Despite the hot words Fayose used against APC, the party’s spokesman, Hon. Bolaji Abdullahi, contended that since Governor Fayose named names in his allegations, it was better for the individuals to respond to the alleged involvement in any plot.

But on the face of it, is it possible for the judiciary, particularly the apex court to review a matter it had ruled upon? Fayose said he was inspired by the experience of the Abia State governorship dispute “to alert the nation and the world.”

Nonetheless, Minister of Mines and Solid Minerals, Fayemi and the APC zonal national chairman, (South), Oni said there was no substance in Fayose’s “weird claims,” stressing that refined democrats like them would not resort to any act capable of ridiculing the judiciary.

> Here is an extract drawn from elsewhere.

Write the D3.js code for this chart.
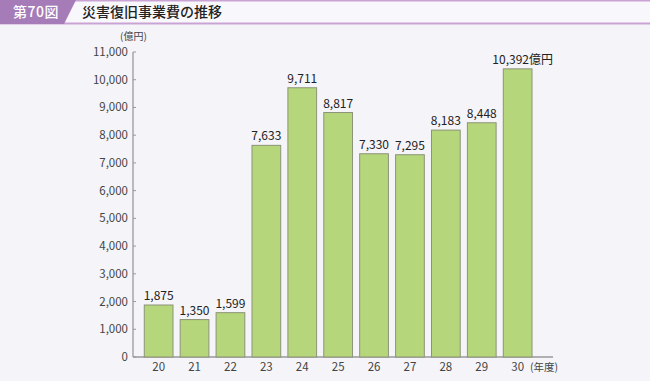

Fayemi, who spoke through his spokesman, Yinka Oyebode, noted that the incumbent Ekiti governor has been fond of making spurious allegations, stressing: “this allegation is not only irresponsible, but unfair to the two former governors of the state.”

On his part, Engineer Segun Oni, in a statement signed by his special assistant on Media, Ayo Akinyemi, argued that even before going public the Governor “himself knows that no judiciary can remove him now, because he enjoys immunity until the expiration of his tenure on October 15, 2018.”

While underscoring the point that Fayose’s immunity does not shield him from investigation, Oni said: “Perhaps Fayose is afraid of facing the law after his immunity might have expired next year and that is why he is labouring now to spill the beans in anticipation of his doom.”

Querying Fayose’s qualification to contest the governorship in the first instance against the plethora of corruption trials in court, Oni declared, “he is a drowning man trying to clutch on the last straw and smear anybody.”

As 2017 goes into full blossom, the question Nigerians would be asking is, could it be that a sting operation is being planned against the opposition Governor of Ekiti State? As things stand, remaining in office to the very end appears to be Fayose’s greatest among his three-pronged battles.